My life has taken some unfortunate turns in the last few years. My church struggled greatly to recover after COVID and after discussions the leaders thought that a 65 year old pastor might not be their best bet in rejuvenating the church. It was a friendly, cordial, involuntary retirement/resignation/dismissal. Honestly, after nearly a year I still do not know how to describe what happened. People ask what went on and we hem and haw because we do not know how to categorize what happened. They expressed deep love and appreciation and respect for me, then sent me on my way.
Now I am 65 year old pastor who would still like to be a pastor. I am preaching at a delightful little church in Nebraska that is considering joining the SBC and i have sent out resumes. Thud. Let me tell you, churches do not give much weight to resumes from guys whose first pastorates started in 1982.
The last few months have been a time of spiritual inventory, renewal, and confusion, which began in earnest during my trip to Senegal in October and November. One thing has become clear to me as I have prayed and reflected.
Many of my wounds are self-inflicted.
There are people who, I believe, have done me wrong. My recent series on forgiveness flowed from some of those reflections. I needed to forgive some of the people who I felt hurt me. I let things build up and I cut off the flow of God’s power through me. I let some stuff build up and the Spirit has been at work.
There are other issues, and I have a reason for going over them. Many of you are young whippersnappers in the early years of ministry. I encourage you to learn from my mistakes.
There is a biblical principle, built into God’s creation (in those first 6 24 hour days, Jay). It is stated both in the OT and the NT.
You reap what you sow.
Life is choices. Choices have consequences. Many of the issues I am dealing with today are the result of decisions, choices, and failures of mine over the last 45 years.
I am sitting in an airplane, going from Atlanta to JFK. Later tonight, if all goes well, I will head to Senegal, coming back late on Good Friday. I am by myself, in a pensive mood.
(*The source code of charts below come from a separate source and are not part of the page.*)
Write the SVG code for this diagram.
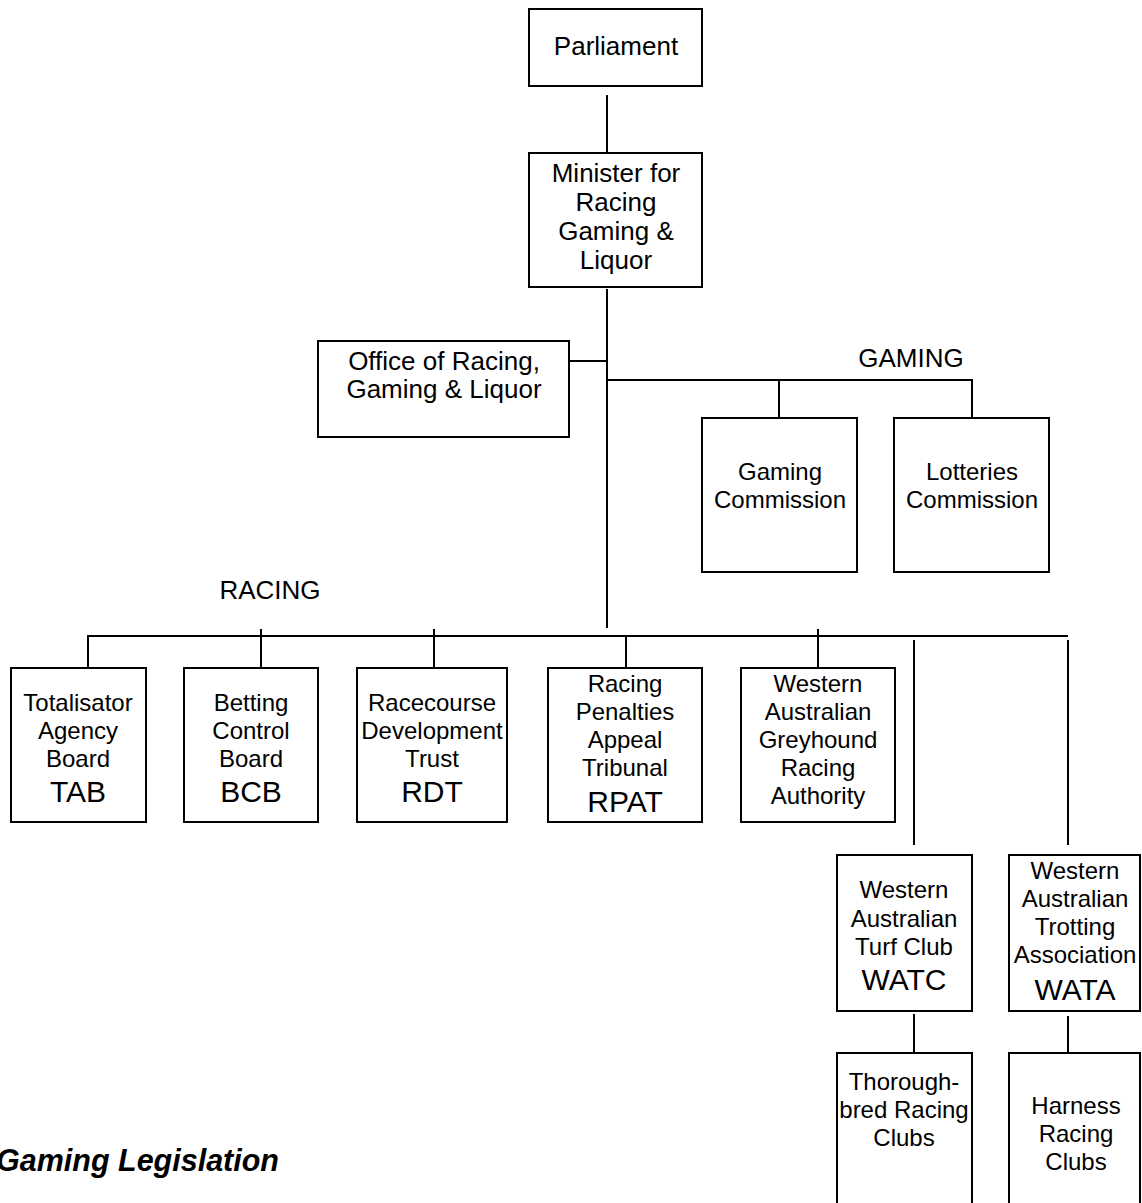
<svg xmlns="http://www.w3.org/2000/svg" width="1142" height="1203" viewBox="0 0 1142 1203">
<style>
.box{fill:#fff;stroke:#000;stroke-width:2}
.ln{fill:none;stroke:#000;stroke-width:2}
text{font-family:"Liberation Sans",Arial,Helvetica,sans-serif;fill:#000;text-anchor:middle}
.m{font-size:26px}
.s{font-size:24px}
.a{font-size:30px}
.title{font-size:30.5px;font-weight:bold;font-style:italic;text-anchor:end}
</style>
<rect width="1142" height="1203" fill="#fff"/>
<g id="connectors">
<path class="ln" d="M607,95V152"/>
<path class="ln" d="M607,289V628"/>
<path class="ln" d="M570,361H607"/>
<path class="ln" d="M607,380H972V418M779,380V418"/>
<path class="ln" d="M88,674V636H1068"/>
<path class="ln" d="M261,629V668M434,629V668M626,636V672M818,629V668"/>
<path class="ln" d="M914,640V845M1068,640V845"/>
<path class="ln" d="M914,1014V1053M1068,1016V1053"/>
</g>
<g id="label-gaming"><text class="m" x="911" y="367">GAMING</text></g>
<g id="label-racing"><text class="m" x="270" y="599">RACING</text></g>
<g id="parliament"><rect class="box" x="529" y="9" width="173" height="77"/><text class="m" x="616" y="55">Parliament</text></g>
<g id="minister"><rect class="box" x="529" y="153" width="173" height="134"/>
<text class="m" x="616" y="182">Minister for</text><text class="m" x="616" y="211">Racing</text><text class="m" x="616" y="240">Gaming &amp;</text><text class="m" x="616" y="269">Liquor</text></g>
<g id="office"><rect class="box" x="318" y="341" width="251" height="96"/>
<text class="m" x="444" y="370">Office of Racing,</text><text class="m" x="444" y="398">Gaming &amp; Liquor</text></g>
<g id="gaming-commission"><rect class="box" x="702" y="418" width="155" height="154"/>
<text class="s" x="780" y="480">Gaming</text><text class="s" x="780" y="508">Commission</text></g>
<g id="lotteries-commission"><rect class="box" x="894" y="418" width="155" height="154"/>
<text class="s" x="972" y="480">Lotteries</text><text class="s" x="972" y="508">Commission</text></g>
<g id="tab"><rect class="box" x="11" y="668" width="135" height="154"/>
<text class="s" x="78" y="711">Totalisator</text><text class="s" x="78" y="739">Agency</text><text class="s" x="78" y="767">Board</text><text class="a" x="78" y="802">TAB</text></g>
<g id="bcb"><rect class="box" x="184" y="668" width="134" height="154"/>
<text class="s" x="251" y="711">Betting</text><text class="s" x="251" y="739">Control</text><text class="s" x="251" y="767">Board</text><text class="a" x="251" y="802">BCB</text></g>
<g id="rdt"><rect class="box" x="357" y="668" width="150" height="154"/>
<text class="s" x="432" y="711">Racecourse</text><text class="s" x="432" y="739">Development</text><text class="s" x="432" y="767">Trust</text><text class="a" x="432" y="802">RDT</text></g>
<g id="rpat"><rect class="box" x="548" y="668" width="154" height="154"/>
<text class="s" x="625" y="692">Racing</text><text class="s" x="625" y="720">Penalties</text><text class="s" x="625" y="748">Appeal</text><text class="s" x="625" y="776">Tribunal</text><text class="a" x="625" y="812">RPAT</text></g>
<g id="greyhound"><rect class="box" x="741" y="668" width="154" height="154"/>
<text class="s" x="818" y="692">Western</text><text class="s" x="818" y="720">Australian</text><text class="s" x="818" y="748">Greyhound</text><text class="s" x="818" y="776">Racing</text><text class="s" x="818" y="804">Authority</text></g>
<g id="watc"><rect class="box" x="837" y="855" width="135" height="156"/>
<text class="s" x="904" y="898">Western</text><text class="s" x="904" y="927">Australian</text><text class="s" x="904" y="955">Turf Club</text><text class="a" x="904" y="990">WATC</text></g>
<g id="wata"><rect class="box" x="1009" y="855" width="131" height="156"/>
<text class="s" x="1075" y="879">Western</text><text class="s" x="1075" y="907">Australian</text><text class="s" x="1075" y="935">Trotting</text><text class="s" x="1075" y="963">Association</text><text class="a" x="1075" y="1000">WATA</text></g>
<g id="thoroughbred"><rect class="box" x="837" y="1053" width="135" height="170"/>
<text class="s" x="904" y="1090">Thorough-</text><text class="s" x="904" y="1118">bred Racing</text><text class="s" x="904" y="1146">Clubs</text></g>
<g id="harness"><rect class="box" x="1009" y="1053" width="131" height="170"/>
<text class="s" x="1076" y="1114">Harness</text><text class="s" x="1076" y="1142">Racing</text><text class="s" x="1076" y="1170">Clubs</text></g>
<g id="title"><text class="title" x="279" y="1171">Gaming Legislation</text></g>
</svg>
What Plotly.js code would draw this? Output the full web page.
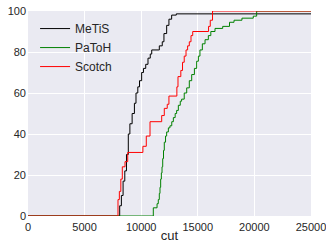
<!DOCTYPE html>
<html>
<head>
<meta charset="utf-8">
<script src="https://cdn.plot.ly/plotly-3.0.1.min.js"></script>
<style>html,body{margin:0;padding:0;background:#fff;}#chart{width:326px;height:243px;}</style>
</head>
<body>
<div id="chart"></div>
<script>
// Series names
const seriesNames = ["MeTiS", "PaToH", "Scotch"];
const seriesColors = ["#000000", "#008000", "#ff0000"];

// MeTiS: step vertices (cut, % instances)
const metisCut = [0, 7950, 8100, 8250, 8400, 8550, 8700, 8860, 9000, 9200, 9400, 9540, 9700, 9850, 10040, 10200, 10400, 10600, 10800, 10930, 11500, 11600, 11860, 12010, 12250, 12450, 12690, 13100, 25000];
const metisPct = [0, 0, 5, 10, 17, 22, 30, 40, 45, 50, 55, 60, 63, 66, 70, 72, 74, 77, 79, 81, 81, 83, 85, 89, 93, 96, 98, 98.6, 98.6];

// PaToH
const patohCut = [0, 11070, 11400, 11510, 11600, 11660, 11720, 11780, 11840, 11900, 11970, 12040, 12150, 12250, 12400, 12540, 12700, 12840, 13000, 13130, 13280, 13450, 13570, 13800, 14020, 14250, 14460, 14700, 14900, 15050, 15190, 15400, 15640, 15930, 16150, 16520, 17200, 17800, 18200, 18900, 19900, 20200, 25000];
const patohPct = [0, 4, 6, 8, 11, 14, 18, 21, 24, 28, 32, 36, 39, 41, 43, 44, 46, 48, 50, 51.5, 54, 56, 57, 60, 62.5, 66, 69, 72, 75.5, 78, 81, 84, 86, 88, 90, 91.5, 92.5, 94.5, 95.5, 96.5, 97.5, 100, 100];

// Scotch
const scotchCut = [0, 7830, 7950, 8070, 8200, 8330, 8570, 8810, 10150, 10450, 10780, 11810, 12040, 12300, 12450, 13150, 13250, 13500, 13650, 13800, 13960, 14100, 14250, 14400, 14550, 15950, 16100, 16300, 25000];
const scotchPct = [0, 0, 8, 12, 18, 24, 26.5, 31, 34, 39, 46, 49, 52.5, 54.5, 58.5, 63, 68, 71, 75, 78, 81, 83, 85, 88, 90, 92.5, 95.5, 100, 100];

const xTicks = [0, 5000, 10000, 15000, 20000, 25000];
const yTicks = [0, 20, 40, 60, 80, 100];

const xs = [metisCut, patohCut, scotchCut];
const ys = [metisPct, patohPct, scotchPct];

const traces = seriesNames.map((n, i) => ({
  x: xs[i], y: ys[i], name: n, type: "scatter", mode: "lines",
  line: {color: seriesColors[i], width: 1, shape: "hv"}
}));

const font = "Liberation Sans, Arial, sans-serif";
const layout = {
  width: 326, height: 243,
  margin: {l: 28, r: 15, t: 11, b: 27, pad: 0},
  paper_bgcolor: "#ffffff",
  plot_bgcolor: "#eaeaf2",
  font: {family: font, size: 11, color: "#262626"},
  showlegend: true,
  legend: {x: 0.025, y: 0.985, xanchor: "left", yanchor: "top", bgcolor: "rgba(0,0,0,0)",
           font: {family: font, size: 12, color: "#262626"}, tracegroupgap: 0, itemwidth: 30},
  xaxis: {range: [0, 25000], tickvals: xTicks, ticktext: xTicks.map(String), showgrid: true,
          gridcolor: "#ffffff", gridwidth: 1, zeroline: false, showline: false, ticks: "",
          ticklabeloverflow: "allow", ticklabelstandoff: 3,
          tickfont: {family: font, size: 11, color: "#262626"},
          title: {text: "cut", font: {family: font, size: 13, color: "#262626"}, standoff: 0}},
  yaxis: {range: [0, 100], tickvals: yTicks, ticktext: yTicks.map(String), showgrid: true,
          gridcolor: "#ffffff", gridwidth: 1, zeroline: false, showline: false, ticks: "",
          ticklabelstandoff: 1,
          tickfont: {family: font, size: 11, color: "#262626"}}
};

Plotly.newPlot("chart", traces, layout, {displayModeBar: false, staticPlot: true});
</script>
</body>
</html>
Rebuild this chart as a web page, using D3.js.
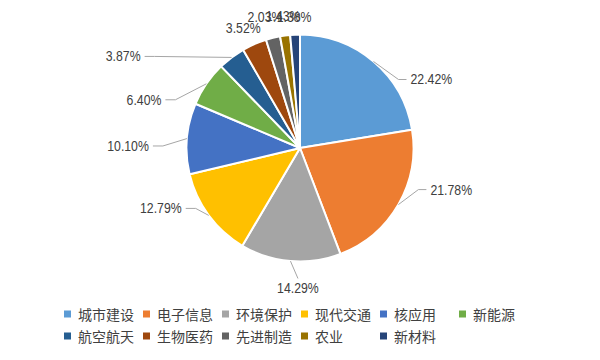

Here it is in a nutshell, preacher boys. Every day you will make choices. Make good ones. Every choice is a seed you plant and when you sow them, you will reap a harvest. God is good, better than we deserve. He sometimes protects us from ourselves, but “be sure you sins will find you out.” Your bad choices will eventually bring a harvest.
As I round the turn and head for the homestretch of ministry, I can look you in the eye and say that I have been 100% faithful to my wife. I have not been a predator toward the women or children I have pastored and have always sought to handle church business with high levels of integrity.
I still made some significant mistakes and I think you could learn from them.
- In my youth, I signed what is called a form 4361, opting out of Social Security. Christian financial experts I trusted said it was a good idea and I did it. Now, I was forced into retirement and I am struggling to get Social security. I am subbing at the local schools to get enough quarters to earn the bare minimum. DO NOT FILE 4361.
- I didn’t save early enough or an amount high enough for my retirement. When i was 28 with small kids retirement seemed like a million years away. There was NEVER enough money. Now I have a Guidestone account that won’t likely be enough. SAVE FOR RETIREMENT.
- I knew better than ro get into debt, but I did. Several times I had to take drastic actions to deal with it. Our debt was for Christian schools, college expenses, and helping our kids, (and some poor management at times). If I had the money now that I paid in debt service we would be okay for retirement.
- I let myself get fat. In my early to mid 20s I was a marathon runner. I could eat whatever I wanted and not gain weight. Then I stopped running and kept eating. Over 35 years I gained about 200 pounds. I joked about, but it cost me.
- In 2018 I had 3 surgeries and my health hasn’t been right until this last year (after I left the church.) I believe the church lost confidence in my ability to lead in the future because I was sick so much. The long COVID symptoms that plagued me in 2020 and 2021 were another issue.
Every one of these health issues roots back to my weight gain. Nobody made me eat like I did. It was a lack of self control – that is a fruit of the Spirit I was not living out. I have reaped what I sowed.
As I sit on the plane, my knee is aching. Eighteen months ago I had bariatric surgery and I am down 80 or more pounds. I tried a little jogging mixed in with my walking and my knees paid the price. I did marathons at well over 300 pounds. The bill for 30 years of abuse finally seems to have come due. My knees are reaping what my uncontrolled appetite sowed.
If I could go back and change things, I would. I can’t. Maybe God will heal me. Maybe the Publishers Clearinghouse people will stop by our house.
Let me say that God has been good. He has provided and I am grateful. I am not looking for sympathy. I am saying this:
Young guys: you are sowing seeds every day with the choices you make. Choose your seed well. One day there will be a harvest. You will reap what you sow.
I have sown some good seed along the way and praise God for that, but I wish I had chosen some different seeds 20, 30, 40 years ago.
Choose your seed wisely. Harvest will come one day. You can count on it.